*** I truly appreciate your time it takes to read this, and your consideration***
A little about me…
I am 36 and I live in a small town in Ontario, Canada. I am a girly girl at heart, I love to smile, and my friends describe me as passionate, sweet, caring, smart, fun, nurturing, funny, athletic, organized, and a perfectionist (just to name a few)!
I spend a lot of time with my family, who are all in my city. My parents are still married (38 years this year), I have a younger brother who is married (to one of my childhood friends), and they have 2 girls (5 and 2) who are the loves of my life. I am also “Auntie Jess” to my best friend’s 2 little guys (who are 9 and 6).
I have a caring heart and I am always doing so much for others, and tend to forget to take care of myself (which is something I am definitely working on). I give so much, because it feels so good to give, and never expect anything in return. I also live vicariously through them, as they have what I have dreamed about my entire life — spouses and kids.
I have a great career, a wonderful group of friends and the absolute best family who mean the world to me… I am truly blessed – but I am missing the most important pieces of my life.
A bit of my story…
I moved back ‘home’ to my small town in 2011, following a breakup (with someone who I was with for 5 years). Despite my family‘s concern of how limiting my city is (for work, and for meeting people), I knew my heart was always here, and took the leap of faith to move home.
I have scored my dream job, and am so grateful each day for that piece of my life working out and giving me such purpose and happiness.
My #1 goal in life is to be a wife and a mom. It always has been.

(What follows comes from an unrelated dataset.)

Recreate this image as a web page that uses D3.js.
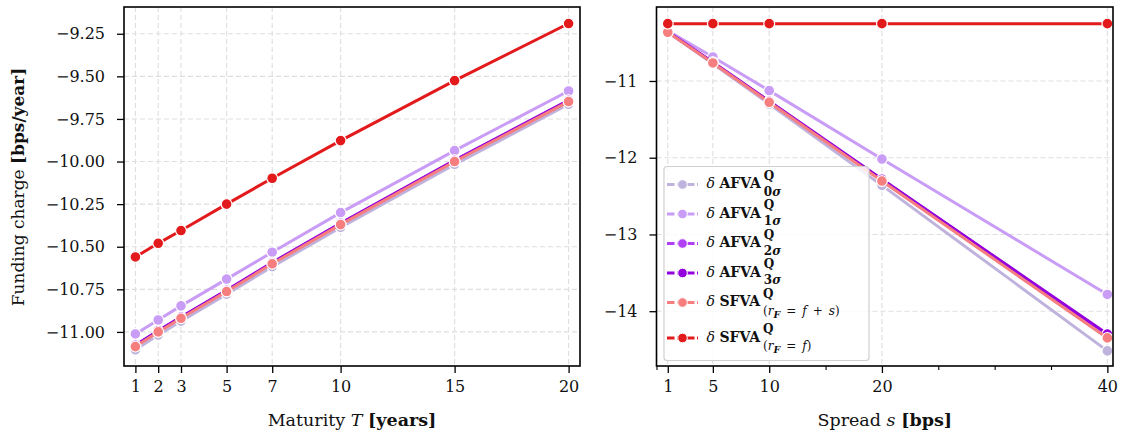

As fulfilling as my life is, unfortunately it has been very limiting to meet “the one”, and my life is incomplete. I am selective, and have decided I am waiting for the one, and not willing to settle
I just got home from a weekend away at my aunt and uncle’s for my cousin’s baby shower. My aunt (mom’s sister) is like a second mother to me, as well as a great therapist – haha – (because of her masters of social work, and her wealth of work and life experience) and I am forever thankful for her in my life. With my (much younger) cousin having a baby soon, of course we talked about me, and my path, and future.
I always pictured myself to be the first one out of my family and friends to get married and start having a family. So did my close friends. I wanted to be married by 25, and start having kids by the time I was 27. It has always been something that was “supposed to” come natural and easy to me. Even after ‘starting my life over’ at 27 by moving back home, I never pictured my life as what it is now:
Reality is, is that I am 36, with no potential husband in my sight. My family and friends (even much younger close family friends of ours) have gotten married and are now starting families, and my concern about getting older, with no potential, is really starting to weigh heavily on me.
After this weekend, I am seriously considering taking the steps towards becoming a mother, even if that means doing so on my own. Either that, or I now realize why I haven’t been blessed with meeting my man — I am not in the best financial place.
My dreams came to a sudden halt when reality hit again and I realized that I wouldn’t be able to afford the treatments/process, (for IVF with a donor, or adoption, or some other avenue) and I couldn’t afford to be off on maternity leave, because I wouldn’t be able to pay my debt with less income.
I do have the best family, and wouldn’t change them for the world, but unfortunately we are not well-off, and we don’t come from family money. My parents felt it was important for my mom to be a stay-at-home-mom/wife/homemaker, and I wouldn’t change that for the world, but with that came sacrifices. Don’t get me wrong … We never went without. But we weren’t ever a family with extra money.
I work hard, and even try to make money on the side, but I simply cannot get ahead.
Could you change my life and help me get in the right financial place for me to have the foundation to become a mother like I have always been meant to become?